Xin Chen and R. Douglas Martin

  • Classical standard errors (SE’s) of risk and performance estimators are often quite negatively biased, and confidence interval error rates are correspondingly too high, when returns have seemingly small positive serial correlation.
  • The above problem can be avoided by using a new frequency domain method of accurately computing standard errors when returns are serially dependent, as well as when they are independent. The method makes novel use of statistical influence functions borrowed from robust statistics, combined with regularized generalized linear model (GLM) fitting for exponential distributions.
  • The efficacy of the method is demonstrated by application to hedge funds data, and by Monte Carlo confirmation of accurate Sharpe ratio SE’s and correspondingly on-target confidence interval error rates.
  • The method has been implemented in the risk and performance estimator standard errors open source R package RPESE available at https://cran.r-project.org/.

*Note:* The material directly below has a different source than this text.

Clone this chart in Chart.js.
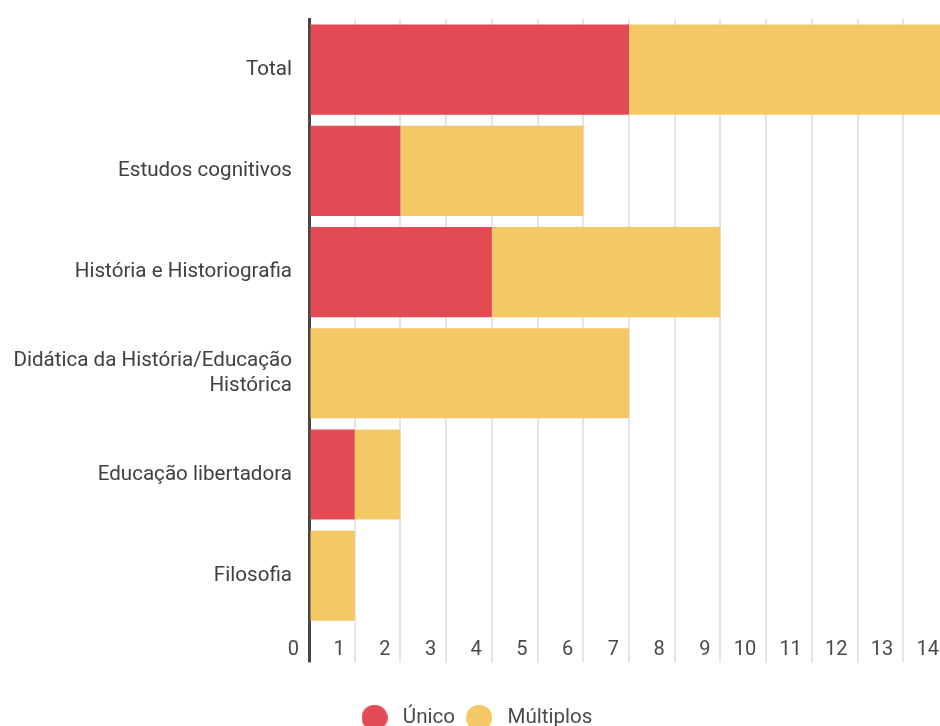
<!DOCTYPE html>
<html>
<head>
<meta charset="utf-8">
<script src="https://cdn.jsdelivr.net/npm/chart.js@4.4.0/dist/chart.umd.min.js"></script>
<style>
    html, body { margin: 0; padding: 0; background: #fff; overflow: hidden; }
    #wrap { width: 960px; height: 738px; }
</style>
</head>
<body>
<div id="wrap"><canvas id="myBarChart" width="960" height="738"></canvas></div>
<script>
// Categorias e valores
var categories = [
    'Total',
    'Estudos cognitivos',
    'História e Historiografia',
    ['Didática da História/Educação', 'Histórica'],
    'Educação libertadora',
    'Filosofia'
];
var seriesNames = ['Único', 'Múltiplos'];
var unico = [7, 2, 4, 0, 1, 0];
var multiplos = [7, 4, 5, 7, 1, 1];
var xTicks = [0, 1, 2, 3, 4, 5, 6, 7, 8, 9, 10, 11, 12, 13, 14];

var colors = ['#e44a53', '#f4c864'];

// bolinhas da legenda
function dot(color) {
    var c = document.createElement('canvas');
    c.width = 26;
    c.height = 26;
    var g = c.getContext('2d');
    g.fillStyle = color;
    g.beginPath();
    g.arc(13, 13, 13, 0, Math.PI * 2);
    g.fill();
    return c;
}
var dots = [dot(colors[0]), dot(colors[1])];

Chart.defaults.font.family = 'Roboto';
Chart.defaults.font.size = 20;

var ctx = document.getElementById('myBarChart').getContext('2d');
var myBarChart = new Chart(ctx, {
    type: 'bar',
    data: {
        labels: categories,
        datasets: [{
            label: seriesNames[0],
            data: unico,
            backgroundColor: colors[0],
            borderWidth: 0,
            categoryPercentage: 1,
            barPercentage: 0.89
        }, {
            label: seriesNames[1],
            data: multiplos,
            backgroundColor: colors[1],
            borderWidth: 0,
            categoryPercentage: 1,
            barPercentage: 0.89
        }]
    },
    options: {
        indexAxis: 'y',
        responsive: false,
        animation: false,
        layout: { padding: { top: 19, right: 11, left: 0, bottom: 0 } },
        scales: {
            x: {
                stacked: true,
                min: xTicks[0],
                max: xTicks[xTicks.length - 1],
                afterBuildTicks: function (scale) {
                    scale.ticks = xTicks.map(function (v) { return { value: v }; });
                },
                afterFit: function (scale) {
                    scale.height = 75;
                    scale.paddingLeft = 0;
                    scale.paddingRight = 0;
                },
                border: { display: false },
                grid: {
                    color: function (c) { return c.tick && c.tick.value === 0 ? '#474747' : '#e4e4e4'; },
                    lineWidth: function (c) { return c.tick && c.tick.value === 0 ? 3 : 2; },
                    tickColor: function (c) { return c.tick && c.tick.value === 0 ? '#474747' : '#e4e4e4'; },
                    tickLength: 36
                },
                ticks: {
                    color: '#4a4a4a',
                    align: 'end',
                    labelOffset: -10,
                    padding: -24,
                    autoSkip: false,
                    maxRotation: 0
                }
            },
            y: {
                stacked: true,
                z: 1,
                afterFit: function (scale) {
                    scale.width = 309;
                    scale.paddingTop = 0;
                    scale.paddingBottom = 0;
                },
                grid: { display: false },
                border: { color: '#474747', width: 3 },
                ticks: { color: '#404040', padding: 9, font: { size: 20.6 } }
            }
        },
        plugins: {
            tooltip: { enabled: false },
            legend: {
                position: 'bottom',
                labels: {
                    color: '#4a4a4a',
                    usePointStyle: true,
                    pointStyleWidth: 36,
                    padding: 6,
                    font: { size: 20.6 },
                    generateLabels: function (chart) {
                        var items = Chart.defaults.plugins.legend.labels.generateLabels(chart);
                        items.forEach(function (item, i) { item.pointStyle = dots[i]; });
                        return items;
                    }
                }
            }
        }
    }
});
</script>
</body>
</html>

In this paper, a new method for computing the standard errors (SEs) of returns-based risk and performance estimators for serially dependent returns is developed. The method uses both the fact that any such estimator can be represented as the mean of returns that are transformed using the estimator’s influence function (IF), and the fact that the variance of such a sum can be estimated by estimating the zero-frequency value of the spectral density of the IF transformed returns. The spectral density is estimated by fitting a polynomial to the periodogram using a generalized linear model for exponential distributions, with elastic net regularization. We study the use of the new SEs method with and without prewhitening. Applications to computing the SE of Sharpe ratio (SR) estimators for a collection of hedge funds, whose returns have varying degrees of serial dependence, show that the new methods are a considerable improvement on SE methods based on assumed independent and identically distributed returns, and that the prewhitening version performs better than the one without prewhitening. Monte Carlo simulations are conducted to study (i) the mean-squared error performance of the SE methods for a number of commonly used risk and performance estimators for first-order autoregression and GARCH(1,1) returns models; and (ii) the SR confidence interval error rate performance for first-order autoregression models with normal and t-distribution innovations. The results show that our new method is a considerable improvement on both earlier frequency domain methods and the Newey–West heteroscedasticity and autocorrelation consistent (HAC) SE method.